A case of too much exposure

It is an odd fact that the multibillion-dollar pornography business is run much like any other industry, with trade fairs and seminars. From one of these has come the heart-breaking news that advances in technology have been posing certain technical problems. Apparently, the new high-definition DVDs reveal too much human imperfection. "The biggest problem is razor burn," the director and star Stormy Daniels confided to the world's press. In an age where reality has become the Holy Grail, it is oddly reassuring that, in at least one branch of the media, less is more. Perhaps, out of respect for the importance of fantasy, the next generation of triple-X classics will be shot in moody, badly lit black and white.

* The argument that, in this world of pain and strife, it is idiotic to discuss what happens on a reality TV show is utterly wrong-headed. The debate surrounding Celebrity Big Brother has been important.

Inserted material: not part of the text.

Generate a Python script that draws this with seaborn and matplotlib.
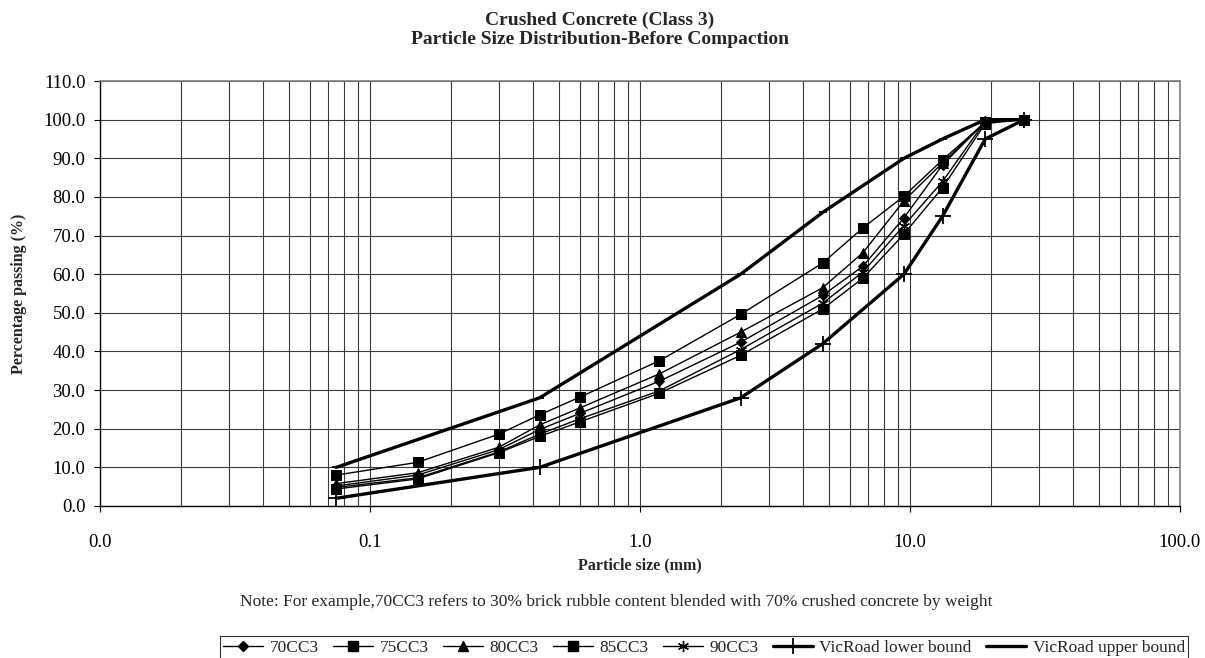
import matplotlib
matplotlib.use("Agg")
import matplotlib.pyplot as plt
from matplotlib.ticker import LogLocator, FixedLocator, FuncFormatter
from matplotlib.lines import Line2D
import seaborn as sns
import pandas as pd

# ---------------- data ----------------
sieve_mm = [0.075, 0.15, 0.3, 0.425, 0.6, 1.18, 2.36, 4.75, 6.7, 9.5, 13.2, 19.0, 26.5]
cc70 = [5.2, 8.0, 14.6, 19.8, 24.0, 32.3, 42.4, 54.5, 62.1, 74.6, 88.3, 99.4, 100.0]
cc75 = [8.0, 11.3, 18.6, 23.6, 28.2, 37.6, 49.6, 62.9, 72.0, 80.2, 89.6, 99.3, 100.0]
cc80 = [5.8, 8.6, 15.2, 21.0, 25.4, 34.2, 45.0, 56.5, 65.6, 79.0, 88.8, 99.5, 100.0]
cc85 = [4.4, 7.0, 13.8, 18.0, 21.8, 29.2, 39.0, 51.0, 59.0, 70.4, 82.4, 99.0, 100.0]
cc90 = [4.8, 7.3, 14.0, 18.6, 22.6, 29.8, 40.5, 52.5, 60.6, 72.6, 84.0, 99.6, 100.0]

bound_mm = [0.075, 0.425, 2.36, 4.75, 9.5, 13.2, 19.0, 26.5]
vic_lower = [2.0, 10.0, 28.0, 42.0, 60.0, 75.0, 95.0, 100.0]
vic_upper = [10.0, 28.0, 60.0, 76.0, 90.0, 95.0, 100.0, 100.0]

series_names = ["70CC3", "75CC3", "80CC3", "85CC3", "90CC3"]
series_values = [cc70, cc75, cc80, cc85, cc90]
bound_names = ["VicRoad lower bound", "VicRoad upper bound"]
x_tick_values = [0.01, 0.1, 1, 10, 100]
y_tick_values = list(range(0, 111, 10))

title_line1 = "Crushed Concrete (Class 3)"
title_line2 = "Particle Size Distribution-Before Compaction"
xlabel_text = "Particle size (mm)"
ylabel_text = "Percentage passing (%)"
note_text = ("Note: For example,70CC3 refers to 30% brick rubble content blended "
             "with 70% crushed concrete by weight")

# ---------------- style ----------------
sns.set_theme(style="white")
plt.rcParams["font.family"] = ["Liberation Serif", "DejaVu Serif"]
plt.rcParams["axes.unicode_minus"] = False

fig = plt.figure(figsize=(12.05, 6.58), dpi=100)
ax = fig.add_axes([100 / 1205, 1 - 506 / 658, 1080 / 1205, 425 / 658])

marker_styles = {
    "70CC3": dict(marker="D", markersize=5.5),
    "75CC3": dict(marker="s", markersize=6.5),
    "80CC3": dict(marker="^", markersize=6.5),
    "85CC3": dict(marker="s", markersize=6.5),
    "90CC3": dict(marker=(6, 2, 0), markersize=8, markeredgewidth=1.0),
}

rows = []
for name, vals in zip(series_names, series_values):
    for s, v in zip(sieve_mm, vals):
        rows.append({"size": s, "passing": v, "series": name})
df = pd.DataFrame(rows)

handles = []
for name in series_names:
    sub = df[df["series"] == name]
    st = marker_styles[name]
    sns.lineplot(data=sub, x="size", y="passing", ax=ax, color="black",
                 linewidth=1.0, estimator=None, sort=False,
                 markeredgecolor="black", markerfacecolor="black", **st)
    handles.append(Line2D([], [], color="black", linewidth=1.0,
                          markeredgecolor="black", markerfacecolor="black", **st))

bdf = pd.DataFrame({"size": bound_mm, "lower": vic_lower, "upper": vic_upper})
sns.lineplot(data=bdf, x="size", y="lower", ax=ax, color="black", linewidth=2.4,
             marker="+", markersize=11, markeredgewidth=1.3,
             markeredgecolor="black", estimator=None, sort=False)
handles.append(Line2D([], [], color="black", linewidth=2.4, marker="+",
                      markersize=11, markeredgewidth=1.3))
sns.lineplot(data=bdf, x="size", y="upper", ax=ax, color="black", linewidth=2.4,
             marker="_", markersize=6, markeredgewidth=1.3,
             markeredgecolor="black", estimator=None, sort=False)
handles.append(Line2D([], [], color="black", linewidth=2.4, marker="_",
                      markersize=6, markeredgewidth=1.3))

# ---------------- axes ----------------
ax.set_xscale("log")
ax.set_xlim(0.01, 100)
ax.set_ylim(0, 110)
ax.xaxis.set_major_locator(FixedLocator(x_tick_values))
ax.xaxis.set_minor_locator(LogLocator(base=10, subs=range(2, 10), numticks=20))
ax.xaxis.set_major_formatter(FuncFormatter(lambda v, p: f"{v:.1f}"))
ax.xaxis.set_minor_formatter(FuncFormatter(lambda v, p: ""))
ax.yaxis.set_major_locator(FixedLocator(y_tick_values))
ax.yaxis.set_major_formatter(FuncFormatter(lambda v, p: f"{v:.1f}"))

ax.grid(True, which="both", axis="x", color="#3a3a3a", linewidth=0.8)
ax.grid(True, which="major", axis="y", color="#3a3a3a", linewidth=0.8)
ax.set_axisbelow(True)

ax.tick_params(axis="x", which="major", direction="out", length=4.5, width=0.8,
               pad=16, labelsize=13.5, colors="black", bottom=True)
ax.tick_params(axis="x", which="minor", length=0)
ax.tick_params(axis="y", which="major", direction="out", length=4.5, width=0.8,
               pad=6, labelsize=13.5, colors="black", left=True)

for side in ["left", "bottom"]:
    ax.spines[side].set_color("black")
    ax.spines[side].set_linewidth(1.0)
for side in ["top", "right"]:
    ax.spines[side].set_color("#808080")
    ax.spines[side].set_linewidth(1.2)

ax.set_xlabel(xlabel_text, fontsize=11.5, fontweight="bold")
ax.set_ylabel(ylabel_text, fontsize=11.5, fontweight="bold")
ax.xaxis.set_label_coords(0.5, -0.122)
ax.yaxis.set_label_coords(-0.068, 0.5)

fig.text(600 / 1205, 1 - 20 / 658, title_line1, fontsize=14,
         fontweight="bold", ha="center", va="center")
fig.text(600 / 1205, 1 - 40 / 658, title_line2, fontsize=14,
         fontweight="bold", ha="center", va="center")
fig.text(616 / 1205, 1 - 602 / 658, note_text, fontsize=12.5, ha="center",
         va="center")

leg = fig.legend(handles, series_names + bound_names,
                 loc="upper center", bbox_to_anchor=(704 / 1205, 1 - 636 / 658),
                 borderaxespad=0, ncol=7, frameon=True, fancybox=False,
                 shadow=False, fontsize=12.5, handlelength=2.3,
                 handletextpad=0.4, columnspacing=0.8, borderpad=0.2,
                 edgecolor="black")
leg.get_frame().set_linewidth(0.8)

fig.savefig("out.png", dpi=100)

It is not the behaviour of those poor saps inside the house which is of interest. Channel 4's argument that their attitudes to race, class or - the latest game - age represent problems in society at large is self-serving and bogus. This story is about the media's power to manipulate feelings and events within their studio and, significantly, in the world outside.

Thanks to the cold-hearted creeps at Endemol, we have seen how bullying onscreen can, carefully directed, prompt more bullying in the name of justice. With clever editing, games of reward and punishment, backed up by extensive PR, a production company has revealed its power to play the public mood like a fish on a line. It makes for ugly, demeaning TV but provides an important political warning.